The request:
Give again, verbatim, the lines between the line that contains "Clone this chart in matplotlib." and the line that contains "yticks = [-40, -20, 0, 20, 40, 60]", counting both ends. Pictures are excluded from the copy.

-=-=-

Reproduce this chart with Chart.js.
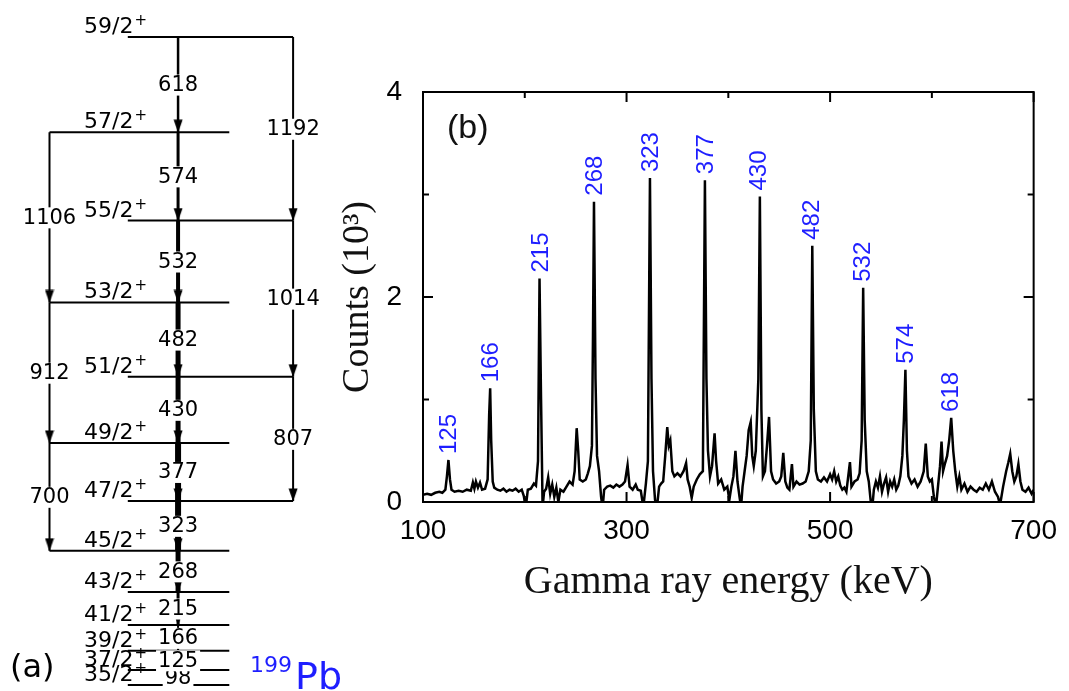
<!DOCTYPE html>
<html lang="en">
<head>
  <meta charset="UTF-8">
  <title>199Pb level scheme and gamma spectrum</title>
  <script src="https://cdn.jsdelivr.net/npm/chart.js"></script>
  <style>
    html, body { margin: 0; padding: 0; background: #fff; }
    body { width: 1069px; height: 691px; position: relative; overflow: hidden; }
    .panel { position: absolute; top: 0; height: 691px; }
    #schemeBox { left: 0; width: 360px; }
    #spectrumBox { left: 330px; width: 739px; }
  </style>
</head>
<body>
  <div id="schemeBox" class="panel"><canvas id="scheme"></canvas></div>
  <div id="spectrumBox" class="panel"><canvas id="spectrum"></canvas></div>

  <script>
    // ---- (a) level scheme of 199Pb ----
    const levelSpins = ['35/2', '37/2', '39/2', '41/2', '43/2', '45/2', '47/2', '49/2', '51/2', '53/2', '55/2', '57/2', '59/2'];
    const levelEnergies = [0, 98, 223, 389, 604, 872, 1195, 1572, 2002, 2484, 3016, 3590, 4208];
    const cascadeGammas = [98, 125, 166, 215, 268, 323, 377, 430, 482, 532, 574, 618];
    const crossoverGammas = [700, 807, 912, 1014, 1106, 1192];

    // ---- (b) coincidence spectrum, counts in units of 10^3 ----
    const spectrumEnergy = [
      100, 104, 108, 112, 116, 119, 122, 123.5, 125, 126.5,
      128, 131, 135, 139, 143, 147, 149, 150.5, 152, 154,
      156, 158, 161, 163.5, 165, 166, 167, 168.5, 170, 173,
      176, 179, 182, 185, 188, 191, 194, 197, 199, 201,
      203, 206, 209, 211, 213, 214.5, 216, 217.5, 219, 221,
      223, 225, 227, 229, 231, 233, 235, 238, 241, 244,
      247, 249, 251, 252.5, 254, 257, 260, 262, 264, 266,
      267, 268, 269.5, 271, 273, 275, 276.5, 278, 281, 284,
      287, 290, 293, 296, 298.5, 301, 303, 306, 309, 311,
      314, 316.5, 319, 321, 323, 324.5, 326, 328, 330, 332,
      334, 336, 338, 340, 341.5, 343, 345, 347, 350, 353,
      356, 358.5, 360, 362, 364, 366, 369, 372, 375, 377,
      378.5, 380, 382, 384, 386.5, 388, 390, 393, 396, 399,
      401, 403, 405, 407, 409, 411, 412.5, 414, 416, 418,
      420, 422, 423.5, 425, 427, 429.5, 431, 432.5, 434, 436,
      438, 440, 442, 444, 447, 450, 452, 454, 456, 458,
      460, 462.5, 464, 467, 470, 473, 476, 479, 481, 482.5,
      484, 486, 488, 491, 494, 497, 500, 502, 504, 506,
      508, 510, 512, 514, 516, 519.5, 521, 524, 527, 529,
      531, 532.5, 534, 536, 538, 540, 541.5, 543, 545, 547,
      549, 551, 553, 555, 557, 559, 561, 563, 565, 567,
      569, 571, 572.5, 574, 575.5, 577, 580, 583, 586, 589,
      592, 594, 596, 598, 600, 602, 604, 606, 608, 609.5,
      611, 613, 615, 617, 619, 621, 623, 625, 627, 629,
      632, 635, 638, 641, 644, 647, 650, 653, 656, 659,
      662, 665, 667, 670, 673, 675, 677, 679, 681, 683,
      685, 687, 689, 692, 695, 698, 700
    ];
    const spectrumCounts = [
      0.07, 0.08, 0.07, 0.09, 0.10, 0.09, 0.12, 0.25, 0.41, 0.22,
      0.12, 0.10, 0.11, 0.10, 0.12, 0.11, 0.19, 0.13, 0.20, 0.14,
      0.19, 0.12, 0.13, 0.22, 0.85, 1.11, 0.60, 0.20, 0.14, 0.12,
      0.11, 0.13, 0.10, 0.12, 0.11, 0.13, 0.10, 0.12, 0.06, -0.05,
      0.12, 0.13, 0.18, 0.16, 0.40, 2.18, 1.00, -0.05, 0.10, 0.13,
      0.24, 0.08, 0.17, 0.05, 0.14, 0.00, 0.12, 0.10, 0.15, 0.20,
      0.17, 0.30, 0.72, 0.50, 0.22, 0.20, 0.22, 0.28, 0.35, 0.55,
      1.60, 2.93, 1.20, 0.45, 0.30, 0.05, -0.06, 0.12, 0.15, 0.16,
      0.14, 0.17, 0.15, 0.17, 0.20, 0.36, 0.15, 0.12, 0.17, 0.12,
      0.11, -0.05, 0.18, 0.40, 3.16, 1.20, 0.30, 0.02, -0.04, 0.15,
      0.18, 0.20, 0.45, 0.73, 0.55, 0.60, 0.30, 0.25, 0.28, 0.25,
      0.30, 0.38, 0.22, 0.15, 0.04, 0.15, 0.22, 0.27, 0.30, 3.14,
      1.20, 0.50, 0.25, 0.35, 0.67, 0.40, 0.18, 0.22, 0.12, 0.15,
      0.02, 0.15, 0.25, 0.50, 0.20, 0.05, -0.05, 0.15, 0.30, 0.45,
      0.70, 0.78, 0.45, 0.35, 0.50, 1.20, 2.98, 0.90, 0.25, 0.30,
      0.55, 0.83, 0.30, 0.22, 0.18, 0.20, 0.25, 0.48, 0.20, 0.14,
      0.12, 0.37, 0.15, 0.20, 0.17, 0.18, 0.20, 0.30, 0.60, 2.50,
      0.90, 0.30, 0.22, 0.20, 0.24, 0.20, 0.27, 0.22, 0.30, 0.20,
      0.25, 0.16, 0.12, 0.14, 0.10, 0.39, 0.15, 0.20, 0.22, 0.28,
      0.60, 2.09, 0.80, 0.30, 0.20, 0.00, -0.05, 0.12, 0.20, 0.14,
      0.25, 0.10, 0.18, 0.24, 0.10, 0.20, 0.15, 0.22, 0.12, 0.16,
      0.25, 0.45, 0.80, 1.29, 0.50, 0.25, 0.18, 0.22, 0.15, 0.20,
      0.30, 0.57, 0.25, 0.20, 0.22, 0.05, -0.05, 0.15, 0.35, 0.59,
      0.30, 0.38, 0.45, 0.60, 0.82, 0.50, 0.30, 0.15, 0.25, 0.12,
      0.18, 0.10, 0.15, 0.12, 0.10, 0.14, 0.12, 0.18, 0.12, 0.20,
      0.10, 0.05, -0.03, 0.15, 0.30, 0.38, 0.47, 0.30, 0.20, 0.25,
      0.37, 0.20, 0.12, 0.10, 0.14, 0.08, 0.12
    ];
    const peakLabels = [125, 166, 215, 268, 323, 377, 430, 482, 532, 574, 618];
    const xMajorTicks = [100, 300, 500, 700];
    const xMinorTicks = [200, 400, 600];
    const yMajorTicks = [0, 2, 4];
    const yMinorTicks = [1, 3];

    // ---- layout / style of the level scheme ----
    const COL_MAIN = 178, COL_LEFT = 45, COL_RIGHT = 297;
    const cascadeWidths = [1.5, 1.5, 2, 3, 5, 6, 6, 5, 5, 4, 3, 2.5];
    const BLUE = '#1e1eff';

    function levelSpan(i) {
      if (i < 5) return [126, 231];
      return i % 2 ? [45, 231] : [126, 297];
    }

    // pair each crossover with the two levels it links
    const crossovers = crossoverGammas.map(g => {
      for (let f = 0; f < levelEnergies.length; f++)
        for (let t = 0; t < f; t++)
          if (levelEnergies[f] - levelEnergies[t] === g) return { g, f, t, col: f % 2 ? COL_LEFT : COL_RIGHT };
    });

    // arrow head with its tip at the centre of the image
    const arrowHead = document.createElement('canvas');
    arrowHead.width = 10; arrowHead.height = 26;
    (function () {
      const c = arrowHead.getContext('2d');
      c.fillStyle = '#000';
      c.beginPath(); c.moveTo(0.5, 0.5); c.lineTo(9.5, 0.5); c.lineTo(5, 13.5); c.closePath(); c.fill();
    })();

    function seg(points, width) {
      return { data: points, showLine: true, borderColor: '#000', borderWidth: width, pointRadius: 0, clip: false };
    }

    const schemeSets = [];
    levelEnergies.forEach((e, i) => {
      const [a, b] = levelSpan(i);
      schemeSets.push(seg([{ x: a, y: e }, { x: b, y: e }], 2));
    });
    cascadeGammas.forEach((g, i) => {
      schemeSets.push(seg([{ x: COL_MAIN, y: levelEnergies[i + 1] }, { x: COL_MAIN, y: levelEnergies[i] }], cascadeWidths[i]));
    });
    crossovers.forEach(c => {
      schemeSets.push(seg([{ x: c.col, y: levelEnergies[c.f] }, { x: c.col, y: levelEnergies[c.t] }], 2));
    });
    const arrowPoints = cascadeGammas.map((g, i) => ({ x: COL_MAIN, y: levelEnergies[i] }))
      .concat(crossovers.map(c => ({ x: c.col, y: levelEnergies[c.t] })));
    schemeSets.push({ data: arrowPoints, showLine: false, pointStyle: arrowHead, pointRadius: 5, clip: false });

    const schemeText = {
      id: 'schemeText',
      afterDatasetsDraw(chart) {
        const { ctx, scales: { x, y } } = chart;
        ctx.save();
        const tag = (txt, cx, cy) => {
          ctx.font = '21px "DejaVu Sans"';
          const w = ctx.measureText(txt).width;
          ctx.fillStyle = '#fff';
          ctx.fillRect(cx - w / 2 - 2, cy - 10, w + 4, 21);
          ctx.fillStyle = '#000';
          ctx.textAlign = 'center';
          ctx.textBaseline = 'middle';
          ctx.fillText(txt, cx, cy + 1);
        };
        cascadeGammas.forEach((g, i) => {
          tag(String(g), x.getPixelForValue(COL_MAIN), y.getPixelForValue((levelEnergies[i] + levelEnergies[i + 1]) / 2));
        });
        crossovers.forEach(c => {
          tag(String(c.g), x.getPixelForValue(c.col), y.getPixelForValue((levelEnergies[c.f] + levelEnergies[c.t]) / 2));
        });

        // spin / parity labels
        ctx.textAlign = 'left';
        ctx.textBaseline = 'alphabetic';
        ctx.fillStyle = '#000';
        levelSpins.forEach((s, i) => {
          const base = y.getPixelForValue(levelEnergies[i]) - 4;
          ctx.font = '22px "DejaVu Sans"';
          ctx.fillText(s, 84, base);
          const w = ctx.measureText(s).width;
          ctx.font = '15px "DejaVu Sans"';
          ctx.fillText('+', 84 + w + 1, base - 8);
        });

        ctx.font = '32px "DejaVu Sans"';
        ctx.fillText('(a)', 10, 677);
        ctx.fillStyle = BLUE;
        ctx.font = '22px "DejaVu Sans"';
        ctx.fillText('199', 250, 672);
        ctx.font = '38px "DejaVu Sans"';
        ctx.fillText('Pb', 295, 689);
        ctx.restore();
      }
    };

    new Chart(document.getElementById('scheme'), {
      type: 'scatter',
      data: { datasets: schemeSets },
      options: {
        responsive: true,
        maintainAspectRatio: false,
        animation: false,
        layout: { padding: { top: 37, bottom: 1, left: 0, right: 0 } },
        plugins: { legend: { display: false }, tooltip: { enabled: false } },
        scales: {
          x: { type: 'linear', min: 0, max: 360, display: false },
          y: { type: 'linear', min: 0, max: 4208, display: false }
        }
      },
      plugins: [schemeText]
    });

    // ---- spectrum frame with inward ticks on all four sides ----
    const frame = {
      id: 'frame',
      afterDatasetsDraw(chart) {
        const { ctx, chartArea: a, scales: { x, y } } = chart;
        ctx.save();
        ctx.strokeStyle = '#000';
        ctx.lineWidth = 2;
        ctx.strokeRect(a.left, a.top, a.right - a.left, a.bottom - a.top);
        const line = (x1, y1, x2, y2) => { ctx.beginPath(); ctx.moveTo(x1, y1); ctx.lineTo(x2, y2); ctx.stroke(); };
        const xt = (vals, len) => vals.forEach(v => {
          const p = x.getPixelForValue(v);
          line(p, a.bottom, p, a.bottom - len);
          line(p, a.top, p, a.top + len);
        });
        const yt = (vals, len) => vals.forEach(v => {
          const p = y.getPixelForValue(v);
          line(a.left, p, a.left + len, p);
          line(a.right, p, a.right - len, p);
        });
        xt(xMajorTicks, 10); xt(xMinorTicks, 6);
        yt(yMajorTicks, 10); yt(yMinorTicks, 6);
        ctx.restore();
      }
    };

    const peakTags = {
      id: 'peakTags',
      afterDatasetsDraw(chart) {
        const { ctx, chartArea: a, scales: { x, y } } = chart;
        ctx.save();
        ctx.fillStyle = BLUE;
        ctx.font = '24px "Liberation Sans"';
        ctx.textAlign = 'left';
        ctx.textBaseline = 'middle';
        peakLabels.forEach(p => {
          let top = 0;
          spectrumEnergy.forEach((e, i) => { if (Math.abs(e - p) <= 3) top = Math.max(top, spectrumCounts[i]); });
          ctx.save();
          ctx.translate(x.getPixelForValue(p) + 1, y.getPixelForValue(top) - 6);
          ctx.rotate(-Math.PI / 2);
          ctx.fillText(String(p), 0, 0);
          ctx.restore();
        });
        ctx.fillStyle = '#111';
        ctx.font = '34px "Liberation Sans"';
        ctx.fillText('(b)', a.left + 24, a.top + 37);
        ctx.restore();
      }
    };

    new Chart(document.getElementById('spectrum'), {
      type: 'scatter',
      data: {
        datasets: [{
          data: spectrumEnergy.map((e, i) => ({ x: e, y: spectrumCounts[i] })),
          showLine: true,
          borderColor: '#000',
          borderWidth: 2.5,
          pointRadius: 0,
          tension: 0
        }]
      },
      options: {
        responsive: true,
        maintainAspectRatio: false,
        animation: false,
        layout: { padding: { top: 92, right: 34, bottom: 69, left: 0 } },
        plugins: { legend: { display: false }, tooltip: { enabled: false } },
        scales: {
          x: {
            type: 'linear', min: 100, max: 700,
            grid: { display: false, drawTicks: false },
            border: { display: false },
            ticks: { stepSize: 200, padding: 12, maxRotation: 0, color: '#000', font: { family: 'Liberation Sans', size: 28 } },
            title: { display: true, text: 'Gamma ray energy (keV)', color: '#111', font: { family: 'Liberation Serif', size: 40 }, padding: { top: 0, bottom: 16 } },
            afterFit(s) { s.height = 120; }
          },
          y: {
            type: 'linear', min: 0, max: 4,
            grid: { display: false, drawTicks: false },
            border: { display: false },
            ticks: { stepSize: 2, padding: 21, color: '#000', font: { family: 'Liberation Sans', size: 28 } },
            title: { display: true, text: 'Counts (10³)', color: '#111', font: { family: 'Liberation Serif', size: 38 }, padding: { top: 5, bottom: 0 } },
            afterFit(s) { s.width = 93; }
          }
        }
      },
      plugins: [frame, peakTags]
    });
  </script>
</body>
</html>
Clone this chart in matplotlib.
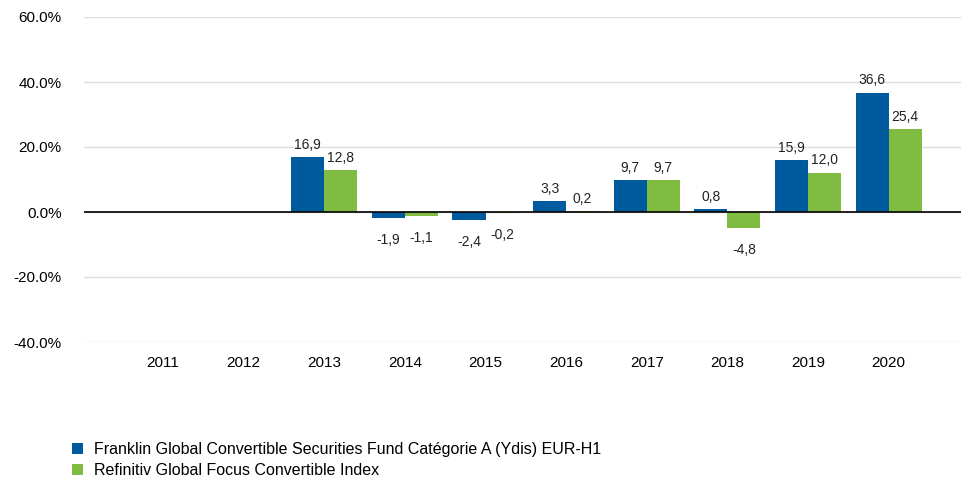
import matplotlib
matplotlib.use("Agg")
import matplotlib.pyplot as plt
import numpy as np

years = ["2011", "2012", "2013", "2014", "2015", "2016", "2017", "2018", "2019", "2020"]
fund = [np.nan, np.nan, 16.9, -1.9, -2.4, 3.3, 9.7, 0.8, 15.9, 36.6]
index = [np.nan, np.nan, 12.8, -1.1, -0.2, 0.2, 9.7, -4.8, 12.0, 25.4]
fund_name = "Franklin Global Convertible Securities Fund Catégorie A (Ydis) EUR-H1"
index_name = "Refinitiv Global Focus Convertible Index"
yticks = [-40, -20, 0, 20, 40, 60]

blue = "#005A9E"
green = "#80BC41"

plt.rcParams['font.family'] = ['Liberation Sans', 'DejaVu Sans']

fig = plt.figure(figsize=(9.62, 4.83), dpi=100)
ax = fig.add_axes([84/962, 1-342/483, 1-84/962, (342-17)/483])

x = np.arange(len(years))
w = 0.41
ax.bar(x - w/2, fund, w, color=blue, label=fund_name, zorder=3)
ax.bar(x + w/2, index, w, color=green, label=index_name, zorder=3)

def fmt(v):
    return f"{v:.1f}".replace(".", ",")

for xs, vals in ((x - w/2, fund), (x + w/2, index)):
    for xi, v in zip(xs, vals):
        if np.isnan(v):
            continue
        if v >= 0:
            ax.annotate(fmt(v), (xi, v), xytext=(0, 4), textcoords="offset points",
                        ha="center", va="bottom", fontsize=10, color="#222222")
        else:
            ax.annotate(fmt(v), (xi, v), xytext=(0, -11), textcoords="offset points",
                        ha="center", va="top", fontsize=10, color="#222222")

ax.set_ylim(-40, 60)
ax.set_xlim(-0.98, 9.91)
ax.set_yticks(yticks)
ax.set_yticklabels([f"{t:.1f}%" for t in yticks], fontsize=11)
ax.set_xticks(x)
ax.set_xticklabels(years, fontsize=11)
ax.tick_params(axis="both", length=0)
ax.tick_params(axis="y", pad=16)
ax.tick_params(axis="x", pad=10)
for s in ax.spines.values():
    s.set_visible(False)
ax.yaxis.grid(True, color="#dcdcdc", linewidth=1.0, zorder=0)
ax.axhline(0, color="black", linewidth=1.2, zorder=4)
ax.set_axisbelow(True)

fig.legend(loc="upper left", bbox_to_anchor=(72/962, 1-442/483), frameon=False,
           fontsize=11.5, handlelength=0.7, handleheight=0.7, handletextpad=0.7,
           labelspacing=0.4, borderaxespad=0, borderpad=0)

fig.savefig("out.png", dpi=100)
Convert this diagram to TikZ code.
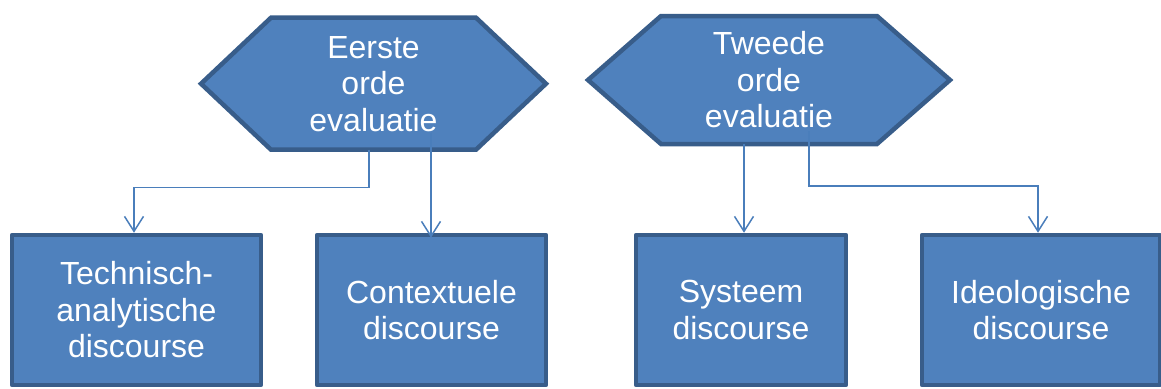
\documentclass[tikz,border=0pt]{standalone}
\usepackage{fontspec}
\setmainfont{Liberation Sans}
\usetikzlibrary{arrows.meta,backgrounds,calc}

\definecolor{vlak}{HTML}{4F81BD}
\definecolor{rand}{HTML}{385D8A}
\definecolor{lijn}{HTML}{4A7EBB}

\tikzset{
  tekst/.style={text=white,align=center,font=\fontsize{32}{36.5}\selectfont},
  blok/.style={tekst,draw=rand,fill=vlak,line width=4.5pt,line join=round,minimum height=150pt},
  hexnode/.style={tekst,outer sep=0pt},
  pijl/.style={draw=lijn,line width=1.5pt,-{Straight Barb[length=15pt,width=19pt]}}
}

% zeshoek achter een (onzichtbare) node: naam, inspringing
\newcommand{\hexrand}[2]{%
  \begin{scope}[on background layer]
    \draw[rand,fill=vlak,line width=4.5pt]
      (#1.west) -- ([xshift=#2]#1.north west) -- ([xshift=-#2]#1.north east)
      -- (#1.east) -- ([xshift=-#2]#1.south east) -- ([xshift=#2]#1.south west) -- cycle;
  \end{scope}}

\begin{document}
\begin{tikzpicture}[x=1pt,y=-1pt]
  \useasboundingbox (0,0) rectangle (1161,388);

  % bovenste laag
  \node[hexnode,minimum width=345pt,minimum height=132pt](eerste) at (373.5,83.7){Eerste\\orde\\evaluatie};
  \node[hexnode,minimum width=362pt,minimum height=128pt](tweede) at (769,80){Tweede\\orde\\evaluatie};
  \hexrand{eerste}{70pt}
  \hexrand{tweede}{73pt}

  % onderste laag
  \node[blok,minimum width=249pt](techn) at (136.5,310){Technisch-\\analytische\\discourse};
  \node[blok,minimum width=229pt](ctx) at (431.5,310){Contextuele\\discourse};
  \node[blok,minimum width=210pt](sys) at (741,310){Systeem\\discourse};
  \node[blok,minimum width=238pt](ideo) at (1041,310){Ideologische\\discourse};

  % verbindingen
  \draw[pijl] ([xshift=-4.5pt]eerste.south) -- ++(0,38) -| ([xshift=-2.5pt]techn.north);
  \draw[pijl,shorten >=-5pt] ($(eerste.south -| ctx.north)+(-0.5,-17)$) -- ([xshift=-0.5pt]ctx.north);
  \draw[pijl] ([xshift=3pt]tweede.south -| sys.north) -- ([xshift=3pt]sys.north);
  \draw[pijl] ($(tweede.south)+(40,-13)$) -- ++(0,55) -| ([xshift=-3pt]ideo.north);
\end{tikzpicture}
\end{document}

-=-=-

Solution to the exercise:
Clone this chart in matplotlib.
import matplotlib
matplotlib.use("Agg")
import matplotlib.pyplot as plt
import numpy as np

years = ["2011", "2012", "2013", "2014", "2015", "2016", "2017", "2018", "2019", "2020"]
fund = [np.nan, np.nan, 16.9, -1.9, -2.4, 3.3, 9.7, 0.8, 15.9, 36.6]
index = [np.nan, np.nan, 12.8, -1.1, -0.2, 0.2, 9.7, -4.8, 12.0, 25.4]
fund_name = "Franklin Global Convertible Securities Fund Catégorie A (Ydis) EUR-H1"
index_name = "Refinitiv Global Focus Convertible Index"
yticks = [-40, -20, 0, 20, 40, 60]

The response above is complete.